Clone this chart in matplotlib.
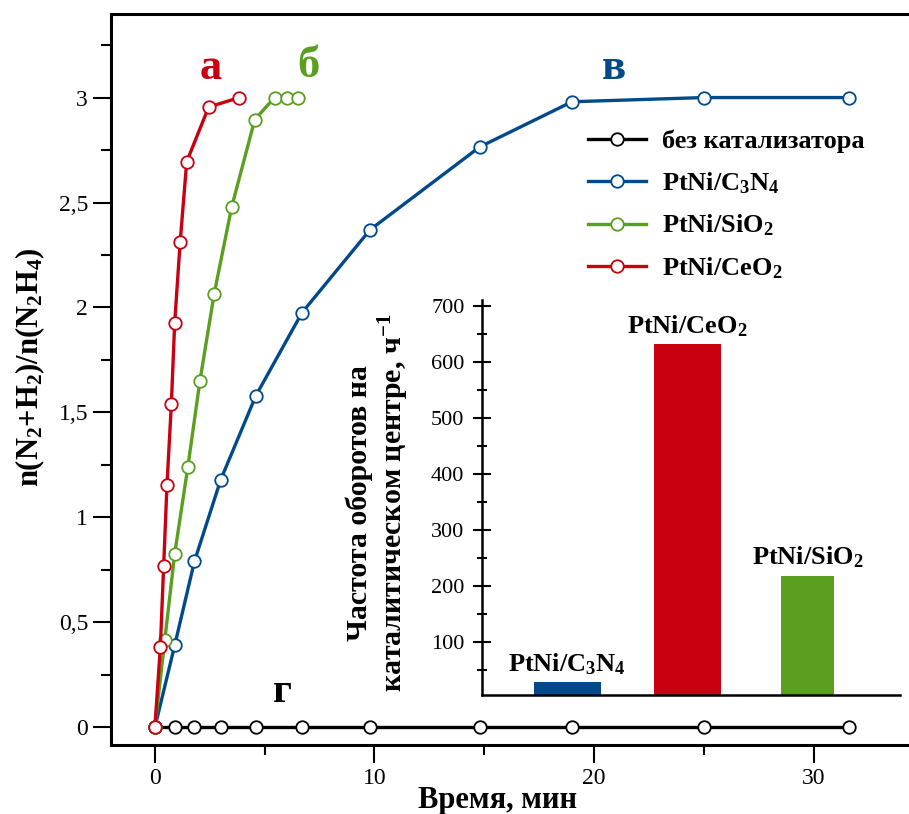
import matplotlib

matplotlib.use("Agg")
import matplotlib.pyplot as plt
from matplotlib.ticker import FuncFormatter, MultipleLocator

plt.rcParams["font.family"] = ["Liberation Serif", "DejaVu Serif"]
plt.rcParams["mathtext.fontset"] = "custom"
plt.rcParams["mathtext.rm"] = "Liberation Serif:bold"
plt.rcParams["mathtext.it"] = "Liberation Serif:bold"
plt.rcParams["mathtext.bf"] = "Liberation Serif:bold"
plt.rcParams["mathtext.default"] = "rm"

# ---------------------------------------------------------------------------
# Data
# ---------------------------------------------------------------------------
t_blank = [0, 0.9, 1.8, 3.0, 4.6, 6.7, 9.8, 14.8, 19.0, 25.0, 31.6]
y_blank = [0, 0, 0, 0, 0, 0, 0, 0, 0, 0, 0]

t_c3n4 = [0, 0.9, 1.8, 3.0, 4.6, 6.7, 9.8, 14.8, 19.0, 25.0, 31.6]
y_c3n4 = [0, 0.39, 0.79, 1.18, 1.58, 1.975, 2.37, 2.765, 2.98, 3.0, 3.0]

t_sio2 = [0, 0.45, 0.9, 1.5, 2.05, 2.7, 3.5, 4.55, 5.45, 6.0, 6.5]
y_sio2 = [0, 0.415, 0.825, 1.24, 1.65, 2.065, 2.48, 2.895, 3.0, 3.0, 3.0]

t_ceo2 = [0, 0.25, 0.4, 0.55, 0.75, 0.9, 1.15, 1.45, 2.45, 3.85]
y_ceo2 = [0, 0.385, 0.77, 1.155, 1.54, 1.925, 2.31, 2.695, 2.955, 3.0]

series_names = ["без катализатора", "PtNi/C$_3$N$_4$", "PtNi/SiO$_2$", "PtNi/CeO$_2$"]

# inset: turnover frequency
tof_names = ["PtNi/C$_3$N$_4$", "PtNi/CeO$_2$", "PtNi/SiO$_2$"]
tof_values = [28, 631, 218]

RED = "#c8000f"
BLUE = "#004a8c"
GREEN = "#5a9f20"
BLACK = "#000000"

fig = plt.figure(figsize=(9.09, 8.14), dpi=100)

# ---------------------------------------------------------------------------
# Main plot
# ---------------------------------------------------------------------------
ax = fig.add_axes([0.1221, 0.0848, 0.8779, 0.898])
marker_kw = dict(marker="o", markersize=9, markerfacecolor="white", markeredgewidth=1.3)
for t, y, c, name in [
    (t_blank, y_blank, BLACK, series_names[0]),
    (t_c3n4, y_c3n4, BLUE, series_names[1]),
    (t_sio2, y_sio2, GREEN, series_names[2]),
    (t_ceo2, y_ceo2, RED, series_names[3]),
]:
    ax.plot(t, y, color=c, lw=2.4, markeredgecolor=c, label=name,
            clip_on=False, **marker_kw)

ax.set_xlim(-2, 34.35)
ax.set_ylim(-0.084, 3.398)
ax.xaxis.set_major_locator(MultipleLocator(10))
ax.xaxis.set_minor_locator(MultipleLocator(5))
ax.yaxis.set_major_locator(MultipleLocator(0.5))
ax.yaxis.set_minor_locator(MultipleLocator(0.25))
ax.yaxis.set_major_formatter(FuncFormatter(lambda v, _: f"{v:g}".replace(".", ",")))
ax.tick_params(which="major", direction="out", length=13, width=1.5, labelsize=17, pad=3.5)
ax.tick_params(which="minor", direction="out", length=7, width=1.5)
ax.spines["right"].set_visible(False)
for s in ("left", "top", "bottom"):
    ax.spines[s].set_linewidth(2.2)

# curve letters
ax.text(2.55, 3.14, "а", color=RED, fontsize=32, fontweight="bold", ha="center", va="center")
ax.text(7.0, 3.15, "б", color=GREEN, fontsize=32, fontweight="bold", ha="center", va="center")
ax.text(20.9, 3.14, "в", color=BLUE, fontsize=32, fontweight="bold", ha="center", va="center")
ax.text(5.8, 0.17, "г", color=BLACK, fontsize=30, fontweight="bold", ha="center", va="center")

ax.legend(loc="upper left", bbox_to_anchor=(0.6469, 0.8403), bbox_transform=fig.transFigure,
          frameon=False, borderpad=0, borderaxespad=0, handlelength=2.2,
          handletextpad=0.6, labelspacing=0.64, prop={"size": 19, "weight": "bold"})

fig.text(30 / 909, 1 - 367 / 814, r"n(N$_2$+H$_2$)/n(N$_2$H$_4$)", rotation=90,
         fontsize=22, fontweight="bold", ha="center", va="center")
fig.text(498 / 909, 1 - 808 / 814, "Время, мин", fontsize=22, fontweight="bold",
         ha="center", va="baseline")

# ---------------------------------------------------------------------------
# Inset bar chart
# ---------------------------------------------------------------------------
ax_in = fig.add_axes([0.530, 0.1462, 0.460, 0.4852])
bar_colors = [BLUE, RED, GREEN]
bar_widths = [0.556, 0.556, 0.444]
pos = list(range(len(tof_values)))
ax_in.bar(pos, tof_values, width=bar_widths, color=bar_colors)
for p, v, name in zip(pos, tof_values, tof_names):
    ax_in.text(p, v + 20, name, ha="center", va="baseline", fontsize=19, fontweight="bold")

ax_in.set_xlim(-0.713, 2.77)
ax_in.set_ylim(5, 710)
ax_in.set_xticks([])
ax_in.yaxis.set_major_locator(MultipleLocator(100))
ax_in.yaxis.set_minor_locator(MultipleLocator(50))
ax_in.tick_params(which="major", direction="inout", length=13, width=1.5, labelsize=16, pad=6)
ax_in.tick_params(which="minor", direction="inout", length=7, width=1.5)
ax_in.spines["top"].set_visible(False)
ax_in.spines["right"].set_visible(False)
for s in ("left", "bottom"):
    ax_in.spines[s].set_linewidth(1.8)
ax_in.patch.set_alpha(0)

fig.text(378 / 909, 1 - 503 / 814,
         "Частота оборотов на\nкаталитическом центре, ч$^{-1}$",
         rotation=90, fontsize=21.5, fontweight="bold", ha="center", va="center",
         multialignment="center", linespacing=1.15)

fig.savefig("out.png", dpi=100)
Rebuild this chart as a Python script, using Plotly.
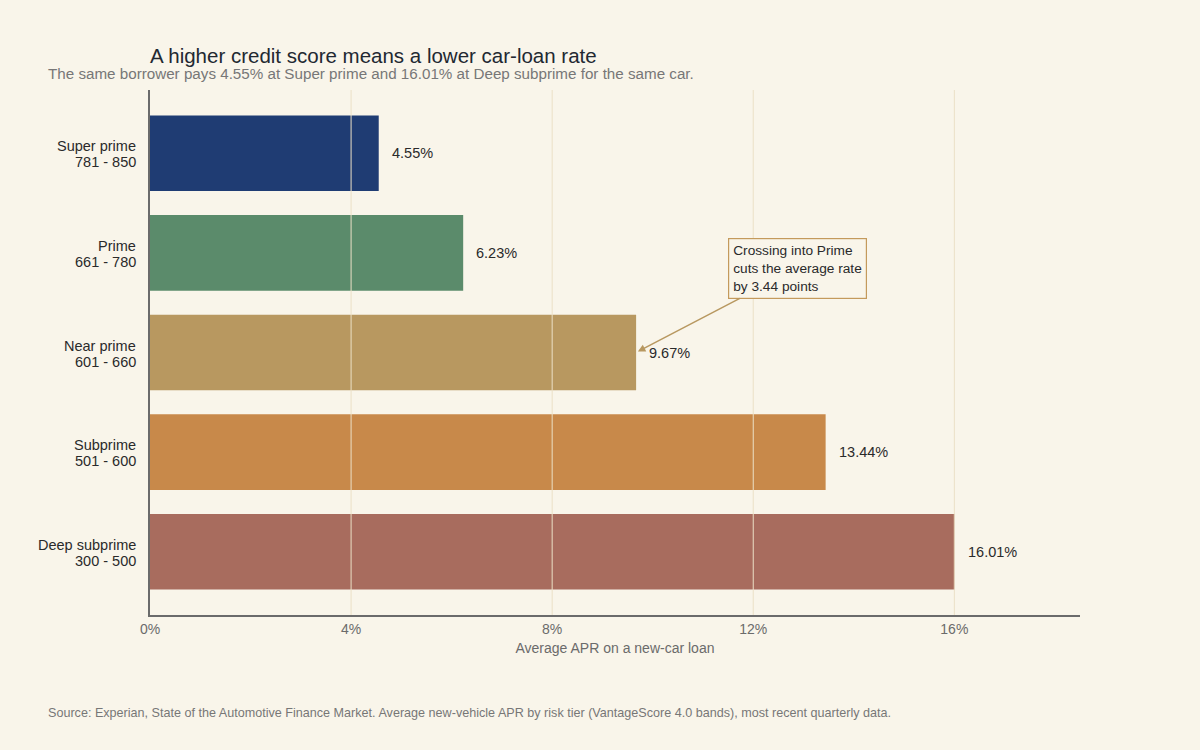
import plotly.graph_objects as go

tiers = ["Super prime", "Prime", "Near prime", "Subprime", "Deep subprime"]
score_bands = ["781 - 850", "661 - 780", "601 - 660", "501 - 600", "300 - 500"]
apr = [4.55, 6.23, 9.67, 13.44, 16.01]
colors = ["#1f3c73", "#5b8b6b", "#b89860", "#c8894a", "#a86c5e"]
tick_vals = [0, 4, 8, 12, 16]
tick_text = ["0%", "4%", "8%", "12%", "16%"]

BG = "#f9f5ea"
FONT = "Liberation Sans, Arial, sans-serif"
GRID = "#ebe0c6"

fig = go.Figure()
fig.add_trace(go.Bar(
    x=apr, y=tiers, orientation="h",
    marker=dict(color=colors, line=dict(width=0)),
    hoverinfo="skip",
))

# gridlines drawn above bars
for tv in tick_vals[1:]:
    fig.add_shape(type="line", xref="x", yref="paper", x0=tv, x1=tv, y0=0, y1=1,
                  line=dict(color=GRID, width=1), layer="above")

# y labels as two-line annotations
for t, b in zip(tiers, score_bands):
    fig.add_annotation(x=0, xref="paper", y=t, yref="y", text=t, showarrow=False,
                       xanchor="right", yanchor="middle", xshift=-12, yshift=7,
                       font=dict(size=14.5, color="#2a2a2a", family=FONT))
    fig.add_annotation(x=0, xref="paper", y=t, yref="y", text=b, showarrow=False,
                       xanchor="right", yanchor="middle", xshift=-12, yshift=-9,
                       font=dict(size=14.5, color="#2a2a2a", family=FONT))

for v, t in zip(apr, tiers):
    fig.add_annotation(x=v, y=t, text=f"{v:.2f}%", showarrow=False,
                       xanchor="left", xshift=11,
                       font=dict(size=14.5, color="#2a2a2a", family=FONT))

fig.add_annotation(
    x=9.67, y=tiers[2], xref="x", yref="y",
    text="Crossing into Prime<br>cuts the average rate<br>by 3.44 points",
    showarrow=True, arrowhead=2, arrowsize=1, arrowwidth=1.5, arrowcolor="#b89860",
    ax=161, ay=-84, align="left",
    bordercolor="#c49a5c", borderwidth=1.2, borderpad=4, bgcolor=BG,
    font=dict(size=13.7, color="#2a2a2a", family=FONT), standoff=2,
)

fig.add_annotation(
    text="A higher credit score means a lower car-loan rate",
    xref="paper", yref="paper", x=-2 / 930, y=1 + 35 / 525, xanchor="left", yanchor="middle",
    showarrow=False, font=dict(size=20.5, color="#222831", family=FONT),
)
fig.add_annotation(
    text="The same borrower pays 4.55% at Super prime and 16.01% at Deep subprime for the same car.",
    xref="paper", yref="paper", x=-104 / 930, y=1 + 16 / 525, xanchor="left", yanchor="middle",
    showarrow=False, font=dict(size=15.2, color="#777777", family=FONT),
)
fig.add_annotation(
    text="Source: Experian, State of the Automotive Finance Market. Average new-vehicle APR by risk tier (VantageScore 4.0 bands), most recent quarterly data.",
    xref="paper", yref="paper", x=-104 / 930, y=-98 / 525, xanchor="left", yanchor="middle",
    showarrow=False, font=dict(size=12.6, color="#777777", family=FONT),
)

fig.update_layout(
    width=1200, height=750,
    paper_bgcolor=BG, plot_bgcolor=BG,
    margin=dict(l=150, r=120, t=90, b=135),
    bargap=0.24,
    showlegend=False,
    font=dict(family=FONT, color="#2a2a2a"),
    xaxis=dict(
        range=[0, 18.5], tickvals=tick_vals, ticktext=tick_text,
        showgrid=False, zeroline=False, showline=True, linecolor="#6b6b6b", linewidth=1.5,
        tickfont=dict(size=14, color="#6b6b6b"),
        title=dict(text="Average APR on a new-car loan", font=dict(size=14, color="#6b6b6b"), standoff=8),
        ticks="",
    ),
    yaxis=dict(
        autorange=False, range=[4.635, -0.635],
        showgrid=False, showline=True, linecolor="#6b6b6b", linewidth=1.5,
        showticklabels=False, ticks="",
    ),
)

fig.write_html("out.html")
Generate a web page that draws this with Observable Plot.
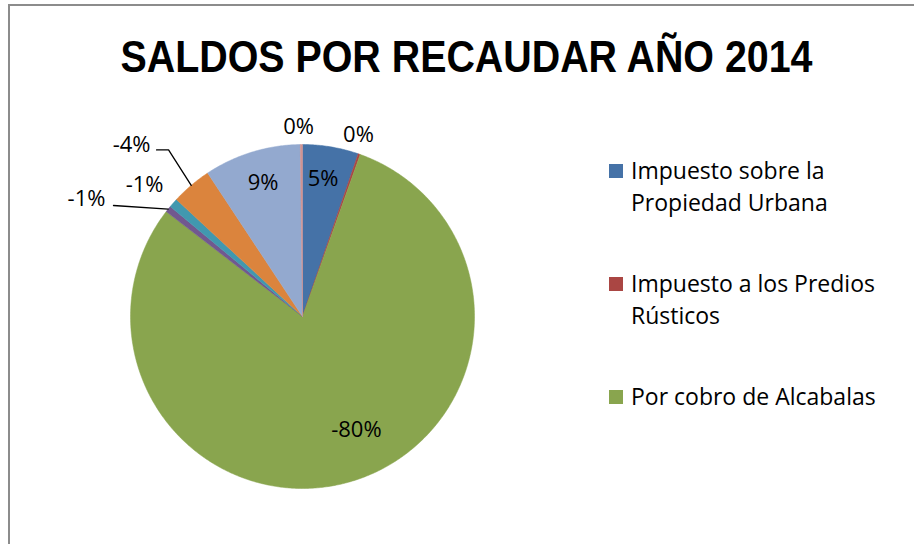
<!DOCTYPE html>
<html>
<head>
<meta charset="utf-8">
<script src="https://cdn.jsdelivr.net/npm/d3@7"></script>
<script src="https://cdn.jsdelivr.net/npm/@observablehq/plot@0.6"></script>
<style>
  body { margin: 0; background: #fff; }
  #wrap { position: relative; width: 914px; height: 544px; overflow: hidden; background: #fff; font-family: "Open Sans", sans-serif; color: #000; }
  #frame { position: absolute; left: 8px; top: 4px; width: 940px; height: 580px; border-left: 2px solid #8c8c8c; border-top: 2px solid #8c8c8c; pointer-events: none; z-index: 5; }
  #title { position: absolute; left: 0; top: 34px; width: 932px; text-align: center; white-space: nowrap; z-index: 3;
           font-family: "Liberation Sans", Arial, sans-serif; font-weight: bold; font-size: 45px; line-height: 45px; }
  #title span { display: inline-block; transform-origin: 50% 50%; }
  #chart { position: absolute; left: 0; top: 0; z-index: 1; }
  .lg-sq { position: absolute; width: 14px; height: 14px; z-index: 3; }
  .lg-tx { position: absolute; width: 260px; font-size: 23px; line-height: 32px; z-index: 3; }
</style>
</head>
<body>
<div id="wrap">
  <div id="frame"></div>
  <div id="title"><span id="titleText"></span></div>
  <div id="chart"></div>
</div>
<script>
// ---- data ----
const title = "SALDOS POR RECAUDAR AÑO 2014";
const categories = [
  "Impuesto sobre la Propiedad Urbana",
  "Impuesto a los Predios Rústicos",
  "Por cobro de Alcabalas",
  "Serie 4",
  "Serie 5",
  "Serie 6",
  "Serie 7",
  "Serie 8"
];
const values = [5.25, 0.2, -80.0, -0.6, -0.86, -3.8, 9.1, 0.2];   // % (sign as labelled)
const colors = ["#4572A7", "#AA4643", "#89A54E", "#71588F", "#4198AF", "#DB843D", "#93A9CF", "#D19392"];
const legendCount = 3; // legend shows only the first three entries

// ---- layout ----
const W = 914, H = 544;
const cx = 302, cy = 316, R = 172;
// label placement: [angle in degrees clockwise from 12 o'clock, radius as fraction of R]
const labelPlacement = [
  [8.5, 0.81], [17.1, 1.107], [154.6, 0.731], [298.65, 1.431],
  [309.8, 1.195], [315.1, 1.408], [343.5, 0.807], [358.8, 1.102]
];
// leader lines: pixel offsets from the label centre, then the slice edge
const leaderOffsets = { 3: [[27, 7]], 5: [[25, 5], [37, 5]] };
const legendTop = [164, 277, 390];

// ---- title ----
const tt = document.getElementById("titleText");
tt.textContent = title;

// ---- pie geometry ----
const pie = d3.pie().sort(null).value(d => Math.abs(d)).startAngle(0).endAngle(2 * Math.PI);
const arcs = pie(values);

const slicePts = [];
arcs.forEach((a, i) => {
  const name = categories[i];
  slicePts.push({ name, x: 0, y: 0 });
  const n = Math.max(2, Math.ceil((a.endAngle - a.startAngle) / (Math.PI / 360)));
  for (let k = 0; k <= n; k++) {
    const t = a.startAngle + (a.endAngle - a.startAngle) * k / n;
    slicePts.push({ name, x: Math.sin(t), y: Math.cos(t) });
  }
  slicePts.push({ name, x: 0, y: 0 });
});

const labels = arcs.map((a, i) => {
  const [deg, r] = labelPlacement[i];
  const t = deg * Math.PI / 180;
  return { name: categories[i], text: Math.round(values[i]) + "%", x: r * Math.sin(t), y: r * Math.cos(t) };
});

const leaderPts = [];
Object.entries(leaderOffsets).forEach(([k, offs]) => {
  const i = +k, a = arcs[i], lab = labels[i];
  offs.forEach(([dx, dy]) => leaderPts.push({ name: categories[i], x: lab.x + dx / R, y: lab.y - dy / R }));
  const mid = (a.startAngle + a.endAngle) / 2;
  leaderPts.push({ name: categories[i], x: Math.sin(mid), y: Math.cos(mid) });
});

const chart = Plot.plot({
  width: W,
  height: H,
  margin: 0,
  style: { background: "transparent", overflow: "visible", fontFamily: "Open Sans, sans-serif" },
  x: { domain: [-1, 1], range: [cx - R, cx + R], axis: null },
  y: { domain: [-1, 1], range: [cy + R, cy - R], axis: null },
  color: { type: "ordinal", domain: categories, range: colors },
  marks: [
    Plot.line(slicePts, { x: "x", y: "y", z: "name", fill: "name", stroke: "name", strokeWidth: 0.5, strokeLinejoin: "round" }),
    Plot.line(leaderPts, { x: "x", y: "y", z: "name", stroke: "#000", strokeWidth: 1.3 }),
    Plot.text(labels, { x: "x", y: "y", text: "text", fontSize: 22, fill: "#000" })
  ]
});
document.getElementById("chart").appendChild(chart);

// ---- legend ----
const wrap = document.getElementById("wrap");
for (let i = 0; i < legendCount; i++) {
  const sq = document.createElement("div");
  sq.className = "lg-sq";
  sq.style.left = "609px";
  sq.style.top = legendTop[i] + "px";
  sq.style.background = colors[i];
  wrap.appendChild(sq);
  const tx = document.createElement("div");
  tx.className = "lg-tx";
  tx.style.left = "631px";
  tx.style.top = (legendTop[i] - 9.6) + "px";
  tx.textContent = categories[i];
  wrap.appendChild(tx);
}

// fit title width to the reference (≈692px)
function fitTitle() {
  tt.style.transform = "none";
  const w = tt.getBoundingClientRect().width;
  if (w > 0) tt.style.transform = "scaleX(" + (692 / w) + ")";
}
fitTitle();
if (document.fonts && document.fonts.ready) document.fonts.ready.then(fitTitle);
</script>
</body>
</html>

__TASK TO COMPLETE__.
Note each line of the entries that has "chart" in it, and copy those lines.

__FINISHED ANSWER__.
Clone this chart in matplotlib.
# Inset bar chart
Rebuild this chart as a Python script, using Plotly.
  #chart { position: absolute; left: 0; top: 0; z-index: 1; }
  <div id="chart"></div>
const chart = Plot.plot({
document.getElementById("chart").appendChild(chart);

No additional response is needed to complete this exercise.